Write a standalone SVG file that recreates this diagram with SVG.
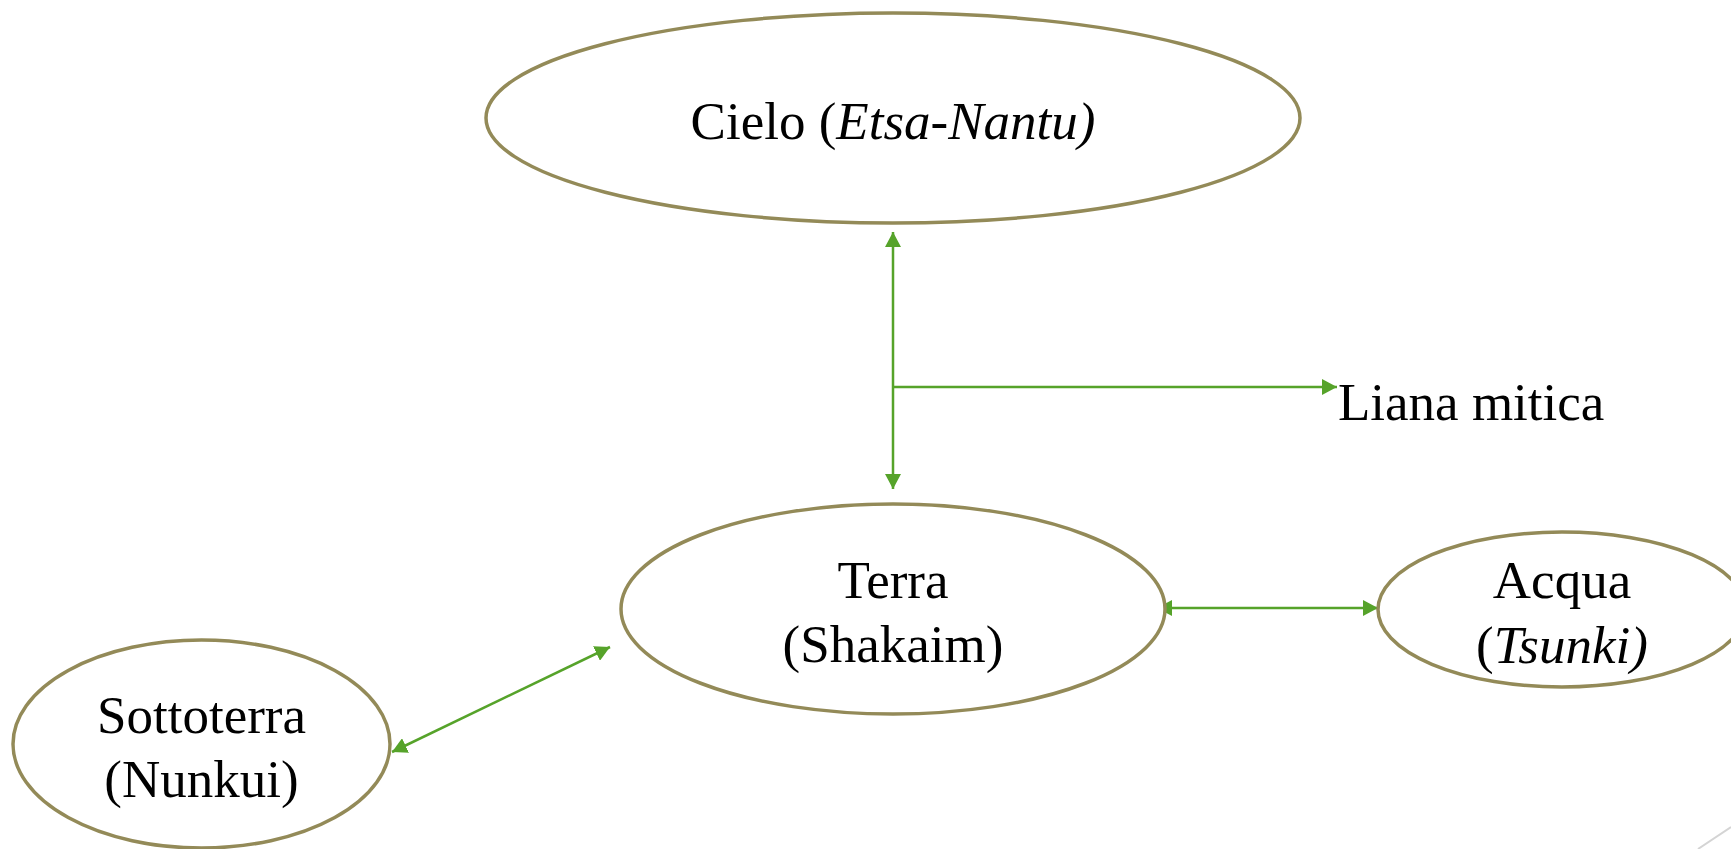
<svg xmlns="http://www.w3.org/2000/svg" width="1731" height="849" viewBox="0 0 1731 849">
<style>
.node{fill:#ffffff;stroke:#938a58;stroke-width:3.5}
.lbl{font-family:"Liberation Serif","Times New Roman",serif;font-size:53px;fill:#000000;text-anchor:middle}
.it{font-style:italic}
.conn{stroke:#56a32a;stroke-width:2.5;fill:none}
</style>
<defs>
<marker id="ah" markerUnits="userSpaceOnUse" markerWidth="16" markerHeight="16" refX="15" refY="8" orient="auto-start-reverse" viewBox="0 0 16 16">
<path d="M0,0 L15,8 L0,16 z" fill="#56a32a"/>
</marker>
</defs>
<rect width="1731" height="849" fill="#ffffff"/>
<line x1="1698" y1="849" x2="1731" y2="827" stroke="#d4d4d4" stroke-width="2"/>
<g id="connectors">
<line class="conn" x1="893" y1="232" x2="893" y2="489" marker-start="url(#ah)" marker-end="url(#ah)"/>
<line class="conn" x1="893" y1="387" x2="1337" y2="387" marker-end="url(#ah)"/>
<line class="conn" x1="1157" y1="608" x2="1378" y2="608" marker-start="url(#ah)" marker-end="url(#ah)"/>
<line class="conn" x1="392" y1="752" x2="610" y2="647" marker-start="url(#ah)" marker-end="url(#ah)"/>
</g>
<g id="cielo">
<ellipse class="node" cx="893" cy="118" rx="407" ry="105"/>
<text class="lbl" x="893" y="139">Cielo (<tspan class="it">Etsa-Nantu)</tspan></text>
</g>
<g id="liana">
<text class="lbl" x="1338" y="420" style="text-anchor:start">Liana mitica</text>
</g>
<g id="terra">
<ellipse class="node" cx="893" cy="609" rx="272" ry="105"/>
<text class="lbl" x="893" y="598">Terra</text>
<text class="lbl" x="893" y="662">(Shakaim)</text>
</g>
<g id="acqua">
<ellipse class="node" cx="1562" cy="609.5" rx="184" ry="77.5"/>
<text class="lbl" x="1562" y="598">Acqua</text>
<text class="lbl" x="1562" y="663">(<tspan class="it">Tsunki)</tspan></text>
</g>
<g id="sottoterra">
<ellipse class="node" cx="201.5" cy="744" rx="188.5" ry="104"/>
<text class="lbl" x="201.5" y="733">Sottoterra</text>
<text class="lbl" x="201.5" y="797">(Nunkui)</text>
</g>
</svg>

:::::

• _Exercise_:
Except for the pictures, copy the material above exactly.

• _Response to the task_:
Write a standalone SVG file that recreates this diagram with SVG.
<svg xmlns="http://www.w3.org/2000/svg" width="1731" height="849" viewBox="0 0 1731 849">
<style>
.node{fill:#ffffff;stroke:#938a58;stroke-width:3.5}
.lbl{font-family:"Liberation Serif","Times New Roman",serif;font-size:53px;fill:#000000;text-anchor:middle}
.it{font-style:italic}
.conn{stroke:#56a32a;stroke-width:2.5;fill:none}
</style>
<defs>
<marker id="ah" markerUnits="userSpaceOnUse" markerWidth="16" markerHeight="16" refX="15" refY="8" orient="auto-start-reverse" viewBox="0 0 16 16">
<path d="M0,0 L15,8 L0,16 z" fill="#56a32a"/>
</marker>
</defs>
<rect width="1731" height="849" fill="#ffffff"/>
<line x1="1698" y1="849" x2="1731" y2="827" stroke="#d4d4d4" stroke-width="2"/>
<g id="connectors">
<line class="conn" x1="893" y1="232" x2="893" y2="489" marker-start="url(#ah)" marker-end="url(#ah)"/>
<line class="conn" x1="893" y1="387" x2="1337" y2="387" marker-end="url(#ah)"/>
<line class="conn" x1="1157" y1="608" x2="1378" y2="608" marker-start="url(#ah)" marker-end="url(#ah)"/>
<line class="conn" x1="392" y1="752" x2="610" y2="647" marker-start="url(#ah)" marker-end="url(#ah)"/>
</g>
<g id="cielo">
<ellipse class="node" cx="893" cy="118" rx="407" ry="105"/>
<text class="lbl" x="893" y="139">Cielo (<tspan class="it">Etsa-Nantu)</tspan></text>
</g>
<g id="liana">
<text class="lbl" x="1338" y="420" style="text-anchor:start">Liana mitica</text>
</g>
<g id="terra">
<ellipse class="node" cx="893" cy="609" rx="272" ry="105"/>
<text class="lbl" x="893" y="598">Terra</text>
<text class="lbl" x="893" y="662">(Shakaim)</text>
</g>
<g id="acqua">
<ellipse class="node" cx="1562" cy="609.5" rx="184" ry="77.5"/>
<text class="lbl" x="1562" y="598">Acqua</text>
<text class="lbl" x="1562" y="663">(<tspan class="it">Tsunki)</tspan></text>
</g>
<g id="sottoterra">
<ellipse class="node" cx="201.5" cy="744" rx="188.5" ry="104"/>
<text class="lbl" x="201.5" y="733">Sottoterra</text>
<text class="lbl" x="201.5" y="797">(Nunkui)</text>
</g>
</svg>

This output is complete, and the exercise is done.